Glass Door based in Chelsea provides shelter during the 22 coldest weeks of the year across four shelters for about 130 individuals.

The charity will be spending the night sleeping out at the Duke of York Square to raise funds and awareness for people experiencing homelessness, and has currently raised £81,216.

Melissa Kerschen, senior comms manager, said: “The Big Sleep Out sends a message that we care about people who are going through difficult times, it’s loneliness that can be one of the most difficult things about homelessness.”

Kensington and Chelsea has the largest statistical gaps between the richest and the poorest residents in London.

According to Shelter, in 2018 there were more than 5,000 homeless people in the borough, this is equivalent to one in every 29 residents.

Mrs Kerschen said: “Homelessness is not having a solid place to call home and people can find themselves in that situation for all different reasons.”

She said there are many reasons people become experience homelessness, it can range from a break up in the family, to refugees, or people escaping abuse and slavery.

She added: “I think a lot of people want to do something about helping people who are experiencing homelessness, but it can be quite daunting as it seems like the problem is so big.

“But even a small action can make a big difference.

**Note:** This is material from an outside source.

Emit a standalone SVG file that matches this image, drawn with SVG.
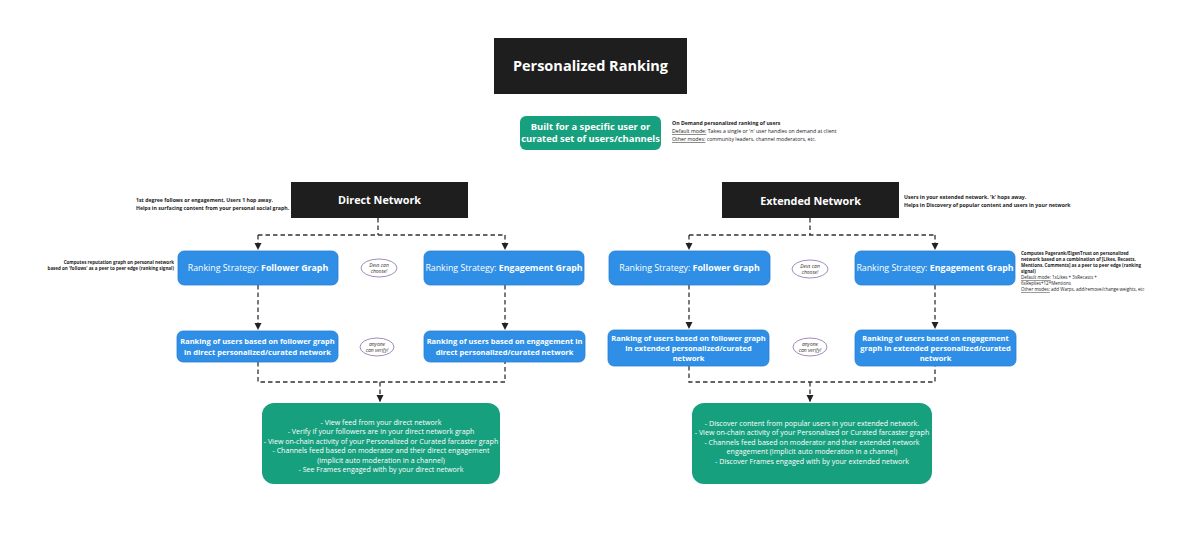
<svg xmlns="http://www.w3.org/2000/svg" width="1200" height="537" viewBox="0 0 1200 537">
<defs>
<marker id="ah" markerWidth="8" markerHeight="8" refX="7" refY="4" orient="auto" markerUnits="userSpaceOnUse">
<path d="M0,0.5 L7,4 L0,7.5 Z" fill="#222"/>
</marker>
<style>
text{font-family:"Open Sans","Noto Sans","Liberation Sans",sans-serif;}
.blk{fill:#1e1e1e;}
.blue{fill:#2f8fe6;stroke:#2a7fd0;stroke-width:0.8;}
.grn{fill:#17a07e;}
.wt{fill:#fff;text-anchor:middle;}
.conn{fill:none;stroke:#333;stroke-width:1.3;stroke-dasharray:4.5,3;}
.note{font-size:5.2px;fill:#222;}
.ns{font-size:4.5px;}
.nb{font-weight:bold;}
.oval{fill:#fff;stroke:#8a6fa8;stroke-width:0.8;}
.ot{font-size:5px;font-style:italic;fill:#333;text-anchor:middle;}
.st{font-size:8.8px;}
.rk{font-size:7.5px;font-weight:bold;}
.bt{font-size:7.1px;}
.hd{font-size:10.8px;font-weight:bold;}
</style>
</defs>

<g id="connectors">
<path class="conn" d="M378,218 V235 M258,235 H505"/>
<path class="conn" d="M258,235 V250" marker-end="url(#ah)"/>
<path class="conn" d="M505,235 V250" marker-end="url(#ah)"/>
<path class="conn" d="M258,285 V330" marker-end="url(#ah)"/>
<path class="conn" d="M505,285 V330" marker-end="url(#ah)"/>
<path class="conn" d="M258,362 V382 H505 V362"/>
<path class="conn" d="M380,382 V402" marker-end="url(#ah)"/>

<path class="conn" d="M810,218 V235 M689,235 H935"/>
<path class="conn" d="M689,235 V250" marker-end="url(#ah)"/>
<path class="conn" d="M935,235 V250" marker-end="url(#ah)"/>
<path class="conn" d="M689,285 V329" marker-end="url(#ah)"/>
<path class="conn" d="M935,285 V329" marker-end="url(#ah)"/>
<path class="conn" d="M689,366 V382 H935 V366"/>
<path class="conn" d="M810,382 V402" marker-end="url(#ah)"/>
</g>

<g id="title">
<rect class="blk" x="494" y="38" width="193" height="56"/>
<text class="wt" x="590.5" y="71" font-size="14.5" font-weight="bold">Personalized Ranking</text>
</g>

<g id="built-for">
<rect class="grn" x="520" y="116" width="141" height="34" rx="6"/>
<text class="wt" x="590.5" y="129.5" font-size="9.4" font-weight="bold">Built for a specific user or</text>
<text class="wt" x="590.5" y="142" font-size="9.4" font-weight="bold">curated set of users/channels</text>
</g>

<g id="on-demand-note">
<text class="note nb" x="672" y="125" font-size="4.7">On Demand personalized ranking of users</text>
<text class="note" x="672" y="133" font-size="4.7"><tspan text-decoration="underline">Default mode:</tspan> Takes a single or 'n' user handles on demand at client</text>
<text class="note" x="672" y="141" font-size="4.7"><tspan text-decoration="underline">Other modes:</tspan> community leaders, channel moderators, etc.</text>
</g>

<g id="direct-network">
<rect class="blk" x="291" y="182" width="177" height="36"/>
<text class="wt hd" x="379.5" y="203.5">Direct Network</text>
</g>
<g id="direct-note">
<text class="note nb" x="136" y="202">1st degree follows or engagement, Users 1 hop away.</text>
<text class="note nb" x="136" y="210">Helps in surfacing content from your personal social graph.</text>
</g>

<g id="extended-network">
<rect class="blk" x="722" y="182" width="177" height="36"/>
<text class="wt hd" x="810.5" y="204.5">Extended Network</text>
</g>
<g id="extended-note">
<text class="note nb" x="904" y="199">Users in your extended network. 'k' hops away.</text>
<text class="note nb" x="904" y="207">Helps in Discovery of popular content and users in your network</text>
</g>

<g id="direct-follower-strategy">
<rect class="blue" x="178" y="251" width="160" height="34" rx="6"/>
<text class="wt st" x="258" y="271">Ranking Strategy: <tspan font-weight="bold">Follower Graph</tspan></text>
</g>
<g id="direct-follower-note">
<text class="note nb ns" x="174" y="264" text-anchor="end">Computes reputation graph on personal network</text>
<text class="note nb ns" x="174" y="270" text-anchor="end">based on 'follows' as a peer to peer edge (ranking signal)</text>
</g>
<g id="direct-devs-choose">
<ellipse class="oval" cx="379" cy="268" rx="18" ry="9"/>
<text class="ot" x="379" y="266.5">Devs can</text>
<text class="ot" x="379" y="272.5">choose!</text>
</g>
<g id="direct-engagement-strategy">
<rect class="blue" x="424" y="251" width="160" height="34" rx="6"/>
<text class="wt st" x="504" y="271">Ranking Strategy: <tspan font-weight="bold">Engagement Graph</tspan></text>
</g>

<g id="direct-follower-ranking">
<rect class="blue" x="177" y="331" width="161" height="31" rx="6"/>
<text class="wt rk" x="257.5" y="344">Ranking of users based on follower graph</text>
<text class="wt rk" x="257.5" y="354.5">in direct personalized/curated network</text>
</g>
<g id="direct-anyone-verify">
<ellipse class="oval" cx="377" cy="347" rx="17" ry="9"/>
<text class="ot" x="377" y="345.5">anyone</text>
<text class="ot" x="377" y="351.5">can verify!</text>
</g>
<g id="direct-engagement-ranking">
<rect class="blue" x="424" y="331" width="161" height="31" rx="6"/>
<text class="wt rk" x="504.5" y="344">Ranking of users based on engagement in</text>
<text class="wt rk" x="504.5" y="354.5">direct personalized/curated network</text>
</g>

<g id="direct-outcomes">
<rect class="grn" x="262" y="403" width="238" height="81" rx="12"/>
<text class="wt bt" x="381" y="424.5">- View feed from your direct network</text>
<text class="wt bt" x="381" y="434">- Verify if your followers are in your direct network graph</text>
<text class="wt bt" x="381" y="443.5">- View on-chain activity of your Personalized or Curated farcaster graph</text>
<text class="wt bt" x="381" y="453">- Channels feed based on moderator and their direct engagement</text>
<text class="wt bt" x="381" y="462.5">(implicit auto moderation in a channel)</text>
<text class="wt bt" x="381" y="472">- See Frames engaged with by your direct network</text>
</g>

<g id="extended-follower-strategy">
<rect class="blue" x="609" y="251" width="161" height="34" rx="6"/>
<text class="wt st" x="689.5" y="271">Ranking Strategy: <tspan font-weight="bold">Follower Graph</tspan></text>
</g>
<g id="extended-devs-choose">
<ellipse class="oval" cx="810" cy="269" rx="18" ry="9"/>
<text class="ot" x="810" y="267.5">Devs can</text>
<text class="ot" x="810" y="273.5">choose!</text>
</g>
<g id="extended-engagement-strategy">
<rect class="blue" x="855" y="251" width="160" height="34" rx="6"/>
<text class="wt st" x="935" y="271">Ranking Strategy: <tspan font-weight="bold">Engagement Graph</tspan></text>
</g>
<g id="extended-engagement-note">
<text class="note nb ns" x="1021" y="254.5">Computes Pagerank/EigenTrust on personalized</text>
<text class="note nb ns" x="1021" y="260.5">network based on a combination of [Likes, Recasts,</text>
<text class="note nb ns" x="1021" y="266.5">Mentions, Comments] as a peer to peer edge (ranking</text>
<text class="note nb ns" x="1021" y="272.5">signal)</text>
<text class="note ns" x="1021" y="279"><tspan text-decoration="underline">Default mode:</tspan> 1xLikes + 3xRecasts +</text>
<text class="note ns" x="1021" y="285">6xReplies+12*Mentions</text>
<text class="note ns" x="1021" y="291"><tspan text-decoration="underline">Other modes:</tspan> add Warps, add/remove/change weights, etc</text>
</g>

<g id="extended-follower-ranking">
<rect class="blue" x="608" y="330" width="161" height="36" rx="6"/>
<text class="wt rk" x="688.5" y="340.5">Ranking of users based on follower graph</text>
<text class="wt rk" x="688.5" y="350.5">in extended personalized/curated</text>
<text class="wt rk" x="688.5" y="360.5">network</text>
</g>
<g id="extended-anyone-verify">
<ellipse class="oval" cx="810" cy="347" rx="17" ry="9"/>
<text class="ot" x="810" y="345.5">anyone</text>
<text class="ot" x="810" y="351.5">can verify!</text>
</g>
<g id="extended-engagement-ranking">
<rect class="blue" x="855" y="330" width="161" height="36" rx="6"/>
<text class="wt rk" x="935.5" y="340.5">Ranking of users based on engagement</text>
<text class="wt rk" x="935.5" y="350.5">graph in extended personalized/curated</text>
<text class="wt rk" x="935.5" y="360.5">network</text>
</g>

<g id="extended-outcomes">
<rect class="grn" x="692" y="403" width="240" height="81" rx="12"/>
<text class="wt bt" x="812" y="425.5">- Discover content from popular users in your extended network.</text>
<text class="wt bt" x="812" y="435">- View on-chain activity of your Personalized or Curated farcaster graph</text>
<text class="wt bt" x="812" y="444.5">- Channels feed based on moderator and their extended network</text>
<text class="wt bt" x="812" y="454">engagement (implicit auto moderation in a channel)</text>
<text class="wt bt" x="812" y="463.5">- Discover Frames engaged with by your extended network</text>
</g>
</svg>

Just remember that we are all human.”

The Combined Homelessness and Information Network (CHAIN) database showed that 8,855 people were recorded as sleeping rough at least once on London’s streets in 2018 to 2019.

By partnering with churches around south west London, Glass Door can provide shelter and support to help people get off and stay off the streets.

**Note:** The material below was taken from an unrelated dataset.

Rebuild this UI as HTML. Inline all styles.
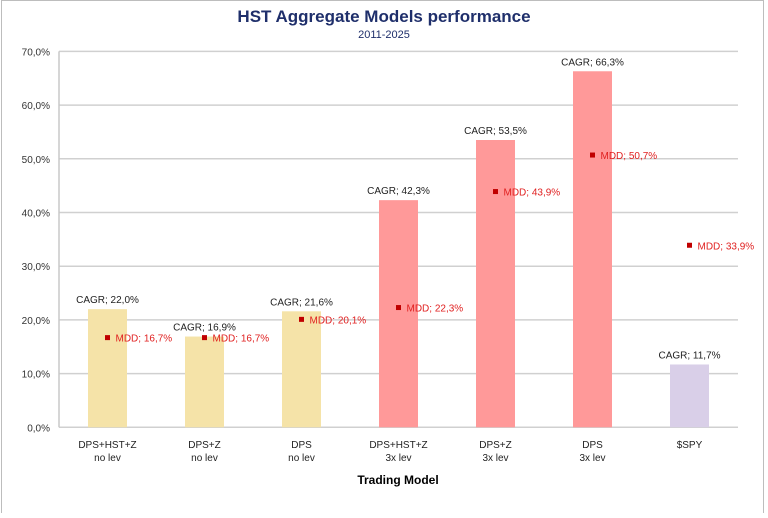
<!DOCTYPE html>
<html><head><meta charset="utf-8"><style>
body{margin:0;background:#fff}
svg text{font-family:"Liberation Sans",sans-serif}
</style></head><body>
<svg width="768" height="513" xmlns="http://www.w3.org/2000/svg">
<rect x="1.5" y="0.5" width="762" height="520" fill="#fff" stroke="#bdbdbd"/>
<text x="384" y="22" text-anchor="middle" font-size="17" font-weight="bold" fill="#1f2f6b">HST  Aggregate Models performance</text>
<text x="384" y="38" text-anchor="middle" font-size="11" fill="#1f2f6b">2011-2025</text>
<g id="grid"></g>
<g id="bars"></g>
<text x="398" y="484" text-anchor="middle" font-size="12" font-weight="bold" fill="#000">Trading Model</text>
</svg>
<script>
const categories=[["DPS+HST+Z","no lev"],["DPS+Z","no lev"],["DPS","no lev"],["DPS+HST+Z","3x lev"],["DPS+Z","3x lev"],["DPS","3x lev"],["$SPY",""]];
const cagr=[22.0,16.9,21.6,42.3,53.5,66.3,11.7];
const mdd=[16.7,16.7,20.1,22.3,43.9,50.7,33.9];
const colors=["#f5e3a8","#f5e3a8","#f5e3a8","#ff9999","#ff9999","#ff9999","#d9cfe8"];
const ticks=[0,10,20,30,40,50,60,70];
const NS="http://www.w3.org/2000/svg";
const left=59,right=738,y0=427.3,pxPer=5.37,band=97;
const y=v=>y0-v*pxPer, xc=i=>left+band/2+i*band;
function mk(t,a,p){const e=document.createElementNS(NS,t);for(const k in a)e.setAttribute(k,a[k]);p.appendChild(e);return e;}
const g=document.getElementById('grid'), b=document.getElementById('bars');
ticks.forEach(t=>{
  const l=mk('line',{x1:left,x2:right,y1:y(t),y2:y(t),stroke:'#d0d0d0','stroke-width':1.5},g);
  
  
  const tx=mk('text',{x:50,y:y(t)+4,'text-anchor':'end','font-size':10,fill:'#333'},g);
  tx.textContent=t.toFixed(1).replace('.',',')+'%';
  
  
});
const ax=mk('line',{x1:left,x2:left,y1:y(70),y2:y0,stroke:'#c8c8c8','stroke-width':1.5},g);


cagr.forEach((v,i)=>{
  const r=mk('rect',{x:xc(i)-19.5,y:y(v),width:39,height:v*pxPer,fill:colors[i]},b);
  
  
  const t=mk('text',{x:xc(i),y:y(v)-6,'text-anchor':'middle','font-size':10,fill:'#222'},b);
  t.textContent='CAGR; '+v.toFixed(1).replace('.',',')+'%';
  
  
  const m=mk('rect',{x:xc(i)-2.5,y:y(mdd[i])-2.5,width:5,height:5,fill:'#c00000'},b);
  
  
  const mt=mk('text',{x:xc(i)+8,y:y(mdd[i])+4,'font-size':10,fill:'#e02020'},b);
  mt.textContent='MDD; '+mdd[i].toFixed(1).replace('.',',')+'%';
  
  
  categories[i].forEach((s,k)=>{
    const c=mk('text',{x:xc(i),y:448+k*13,'text-anchor':'middle','font-size':10,fill:'#222'},b);
    c.textContent=s;
    
    
  });
});
</script>
</body></html>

Guests can get help by speaking to caseworkers who offer advice, advocacy and practical support to rebuild a more stable future for example applying for universal credit and getting access to other services like mental health support.

Eddie’s story:

Eddie McCormick who currently works at Glass Door turned his life around after being homeless for 26 years.

After running away from an abusive family home, and following the divorce of his parents, Mr McCormick became addicted to alcohol and drugs.

Mr McCormick said: “I thought I ran away to freedom, I ran into darkness. I ended up in drugs and drink, and I ended up in prison – it was a cycle for the next 26 years.

“I was searching for this love in in drink, drugs, people, places and things, to fill this void that I’d never had. I never felt so alone in all my life, this abandonment and rejection was a deep rooted problem.”

Mr McCormick reached out to Glass Door and started volunteering in churches, he has been working with them for the past 3 years offering people support.  

He said: “It was a like beacon, like a light house that directed me to somewhere called hope, it gave me a belief in myself.”